Location is all about compromise. New Yorkers deal with a 2:1 ratio of switchblades to people in exchange for an art community that is inherently flush. Sure, they have pigeons and expletives flying at their heads most days, but they also have a hell of a selection when it comes to high culture. Boise, on the other hand, is a friendly little "town" that begs the reinstatement of tether posts (fer the horses and wagons) and an old, spectacled woman to run the community telegraph. But every now and then, despite our size and podunk reputation, we manage to attract "big city" talent.
Such was the case three years ago when Cort Conley, literature director for the Idaho Commission on the Arts, persuaded three notable authors to speak in conjunction with their duties as panelists for the Fellowship and Writer-in-Residence Awards.
"The event was so popular that people were down in the basement watching monitors. It was jam-packed, and Cort decided we had to do it again," said ICA artist services director, Barbara Garrett. She explained that in keeping with the hope of such treats going from rare to somewhat regular, ICA and Log Cabin Literary Center (bless their bookish hearts) teamed up again this year to recruit a trio of accredited yet humble wordsmiths—Ron Carlson, Linda Bierds and Merrill Gilfillan.
For Ron Carlson, professor of creative writing and English at Arizona State University, this event marks his second appearance in Boise.
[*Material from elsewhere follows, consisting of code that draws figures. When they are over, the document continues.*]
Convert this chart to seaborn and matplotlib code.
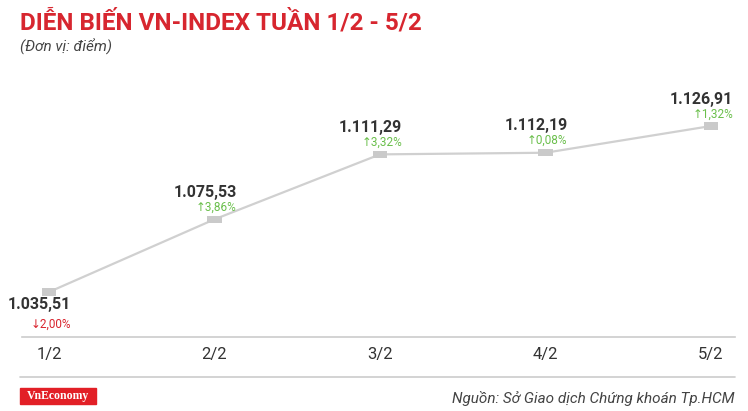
import matplotlib
matplotlib.use("Agg")
import matplotlib.pyplot as plt
import seaborn as sns
import pandas as pd
from matplotlib.lines import Line2D
from matplotlib.patches import Rectangle

days = ["1/2", "2/2", "3/2", "4/2", "5/2"]
index_values = [1035.51, 1075.53, 1111.29, 1112.19, 1126.91]
value_labels = ["1.035,51", "1.075,53", "1.111,29", "1.112,19", "1.126,91"]
change_labels = ["\u21932,00%", "\u21913,86%", "\u21913,32%", "\u21910,08%", "\u21911,32%"]
change_up = [False, True, True, True, True]

sns.set_style("white")
plt.rcParams['font.family'] = ['Roboto', 'DejaVu Sans']

W, H = 748, 411
fig = plt.figure(figsize=(W / 100, H / 100), dpi=100)
ax = fig.add_axes([22 / W, (H - 337) / H, 713 / W, (337 - 60) / H])

df = pd.DataFrame({"pos": range(len(days)), "value": index_values})
sns.lineplot(data=df, x="pos", y="value", ax=ax, color="#d0d0d0", linewidth=1.6)
rect_marker = [(-1, -0.5), (1, -0.5), (1, 0.5), (-1, 0.5), (-1, -0.5)]
sns.scatterplot(data=df, x="pos", y="value", ax=ax, marker=rect_marker, s=110,
                color="#cacaca", edgecolor="none", zorder=3)

ax.set_xlim(-0.163, 4.145)
ax.set_ylim(1010.73, 1163.26)
ax.set_xticks(range(len(days)))
ax.set_xticklabels(days, fontsize=12, color="#333333")
ax.tick_params(axis="x", length=0, pad=7)
ax.set_yticks([])
ax.set_xlabel("")
ax.set_ylabel("")
for s in ["top", "left", "right"]:
    ax.spines[s].set_visible(False)
ax.spines["bottom"].set_color("#cccccc")
ax.spines["bottom"].set_linewidth(1.2)

for i, v in enumerate(index_values):
    col = "#6abf4b" if change_up[i] else "#d9232d"
    if i == 0:
        dv, dp = -13, -32
    else:
        dv, dp = 27, 12
    ax.annotate(value_labels[i], (i, v), xytext=(22 * 0.72, dv * 0.72), textcoords="offset points",
                ha="right", va="center", fontsize=11.5, fontweight="bold", color="#333333")
    ax.annotate(change_labels[i], (i, v), xytext=(22 * 0.72, dp * 0.72), textcoords="offset points",
                ha="right", va="center", fontsize=8.5, color=col)

fig.text(20 / W, 1 - 22 / H, "DIỄN BIẾN VN-INDEX TUẦN 1/2 - 5/2", fontsize=17.5, fontweight="bold",
         color="#d7262f", ha="left", va="center", family=["Liberation Sans Narrow", "Roboto", "DejaVu Sans"])
fig.text(20 / W, 1 - 47 / H, "(Đơn vị: điểm)", fontsize=11, style="italic", color="#444444",
         ha="left", va="center")

fig.add_artist(Line2D([20 / W, 735 / W], [1 - 377 / H, 1 - 377 / H], color="#cccccc", linewidth=1.2))
fig.add_artist(Rectangle((20 / W, 1 - 404 / H), 76 / W, 16 / H, color="#e21f26", transform=fig.transFigure))
fig.text(58 / W, 1 - 396 / H, "VnEconomy", fontsize=8.5, fontweight="bold", color="white",
         ha="center", va="center", family=["Liberation Serif"])
fig.text(735 / W, 1 - 398 / H, "Nguồn: Sở Giao dịch Chứng khoán Tp.HCM", fontsize=11, style="italic",
         color="#444444", ha="right", va="center")

fig.savefig("out.png", dpi=100, facecolor="white")
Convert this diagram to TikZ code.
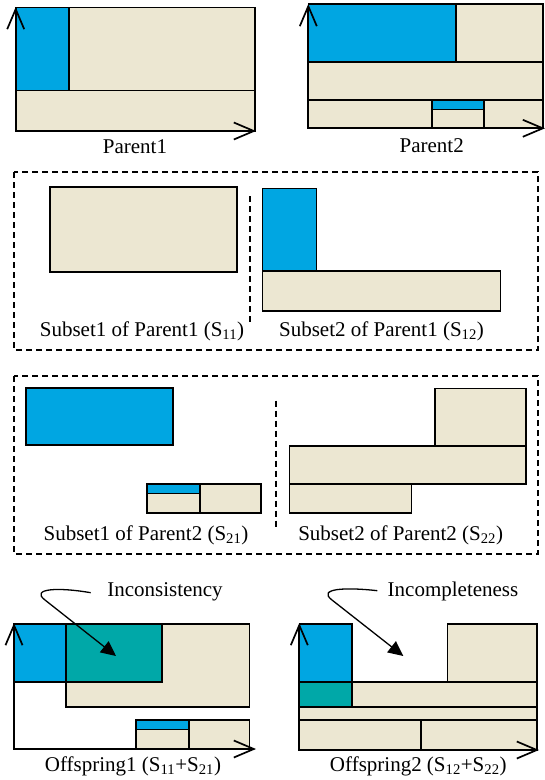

Since the last time, Carlson's work has garnered serious acclaim and now includes five books of fiction, several collections of short stories and some commissioned work for prestigious magazines like Harper's, Gentlemen's Quarterly, Esquire and anthologies like Norton, Best American Short Stories and Sudden Fiction. When he is not cutting his teeth on new methodology, he also hosts a public television show in Scottsdale, Arizona where he lives with his wife and two sons.
Merrill Gilfillan is an author loved more by his peers than his public, a testament to the technical quality and purity of his work. While not the biggest name in the business, his talent has been touted as being at "the highest level of the writer's art," and his nine books range from poetry to prose to creative non-fiction. He is an honors graduate from the University of Michigan with an MFA in poetry from Iowa Writer's Workshop and a past recipient of the PEN Award and Western States Book Award. Rather than using such accolades to gain tenure or captive audiences, Gilfillan prefers relative anonymity in his hometown of Boulder, Colorado and doing the occasional freelance edit—just to stay sharp.
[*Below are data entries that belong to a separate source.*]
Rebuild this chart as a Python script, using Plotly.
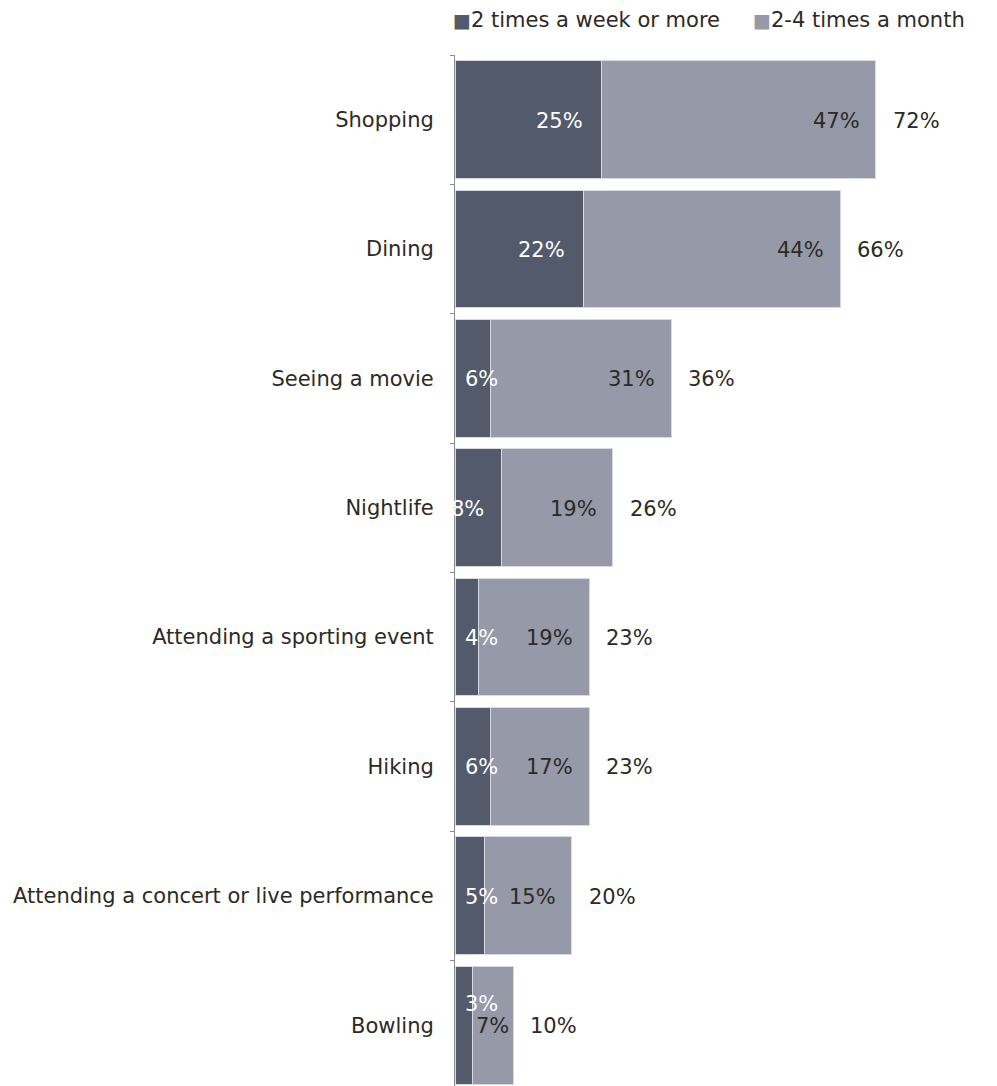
import plotly.graph_objects as go

# Activities, shares of respondents (%) by frequency
activities = [
    "Shopping",
    "Dining",
    "Seeing a movie",
    "Nightlife",
    "Attending a sporting event",
    "Hiking",
    "Attending a concert or live performance",
    "Bowling",
]
weekly = [25, 22, 6, 8, 4, 6, 5, 3]          # 2 times a week or more
monthly = [47, 44, 31, 19, 19, 17, 15, 7]     # 2-4 times a month
totals = [72, 66, 36, 26, 23, 23, 20, 10]     # combined share

series_names = ["2 times a week or more", "2-4 times a month"]

DARK = "#525a6b"
LIGHT = "#9599a8"
EDGE = "#d7dae1"
TEXT = "#2d2a25"
FONT = "DejaVu Sans"
FS = 21

fig = go.Figure()
fig.add_trace(go.Bar(
    y=activities, x=weekly, orientation="h", name=series_names[0],
    marker=dict(color=DARK, line=dict(color=EDGE, width=1)),
))
fig.add_trace(go.Bar(
    y=activities, x=monthly, orientation="h", name=series_names[1],
    marker=dict(color=LIGHT, line=dict(color=EDGE, width=1)),
))

annotations = []
for cat, w, m, t in zip(activities, weekly, monthly, totals):
    crowded = m < 10
    # weekly segment label (white)
    if w >= 7:
        wa = dict(x=w, xanchor="right", xshift=-16)
    else:
        wa = dict(x=0, xanchor="left", xshift=8)
    annotations.append(dict(
        y=cat, text=f"{w}%", showarrow=False, yshift=21 if crowded else -1,
        font=dict(family=FONT, size=FS, color="white"), **wa,
    ))
    # monthly segment label
    if crowded:
        ma = dict(x=w + m / 2, xanchor="center", xshift=0)
    else:
        ma = dict(x=w + m, xanchor="right", xshift=-14)
    annotations.append(dict(
        y=cat, text=f"{m}%", showarrow=False, yshift=-1,
        font=dict(family=FONT, size=FS, color=TEXT), **ma,
    ))
    # total label beyond the bar
    annotations.append(dict(
        y=cat, x=w + m, text=f"{t}%", showarrow=False, xanchor="left",
        xshift=15, yshift=-1,
        font=dict(family=FONT, size=FS, color=TEXT),
    ))

# Key above the plot: coloured square followed by the series name
for name, color, xpos in zip(series_names, [DARK, LIGHT], [-0.008, 0.546]):
    annotations.append(dict(
        xref="paper", yref="paper", x=xpos, y=1.034,
        xanchor="left", yanchor="middle", showarrow=False,
        text=f'<span style="color:{color};font-size:19px">■</span>{name}',
        font=dict(family=FONT, size=FS, color=TEXT),
    ))

fig.update_layout(
    barmode="stack",
    bargap=0.09,
    width=997,
    height=1086,
    margin=dict(l=455, r=0, t=55, b=0),
    paper_bgcolor="white",
    plot_bgcolor="white",
    font=dict(family=FONT, size=FS, color=TEXT),
    showlegend=False,
    annotations=annotations,
    xaxis=dict(
        range=[0, 92.8], showticklabels=False, showgrid=False,
        zeroline=False, showline=False, ticks="",
    ),
    yaxis=dict(
        type="category", categoryorder="array", categoryarray=activities,
        range=[7.47, -0.5], showgrid=False, zeroline=False,
        showline=True, linecolor="#8c8c8c", linewidth=1,
        ticks="outside", ticklen=4, tickcolor="#8c8c8c",
        tickson="boundaries", ticklabelstandoff=16,
        tickfont=dict(family=FONT, size=FS, color=TEXT),
    ),
)

fig.write_html("out.html")
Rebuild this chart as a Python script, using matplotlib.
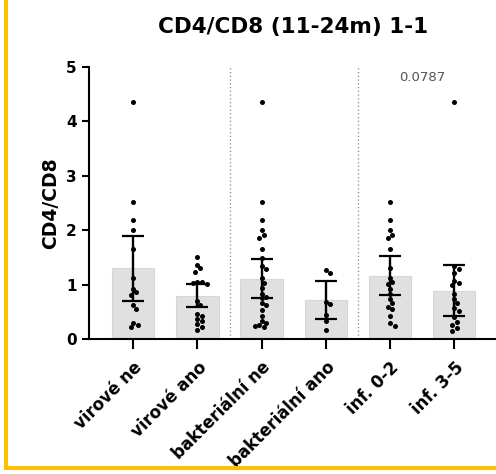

Rounding out the group, reclusive poet/professor Linda Bierds never writes more than one poem at a time and seldom appears in public. Despite publishing six collections of verse and over 22 short poems in the New Yorker alone, money was never a part of the deal for Bierds—that is, until she received a "genius grant" from the MacArthur Foundation to the tune of $320,000. Shocked and flattered, Bierds commented: "The MacArthur has certainly given me increased confidence in my work, but it has also made it more difficult to complete a poem. I'm much more self-critical now. I keep thinking people will look at what I write and think, 'Well, here's something by that "genius." What's so great about this poem?" What's so great is the meticulous language, historical accuracy and allusions that abound in Bierds' work. When inspiration strikes, she keeps in mind a "constant phantom reader" and strives for clarity rather than imposed meaning. She has been called an "arch foe" of deliberate obscurity and the thought that poetry must be understood "correctly" rather than personally. Aside from her quiet poise, she promises to bring a distinctly feminine, willfully sparse lyricism to the event (not to mention poetry that doesn't rhyme).
"A lot of the time, artists get to a point in their careers when they want to give back," Garrett said, "and this will be a great opportunity for the community to share in their talent and expertise."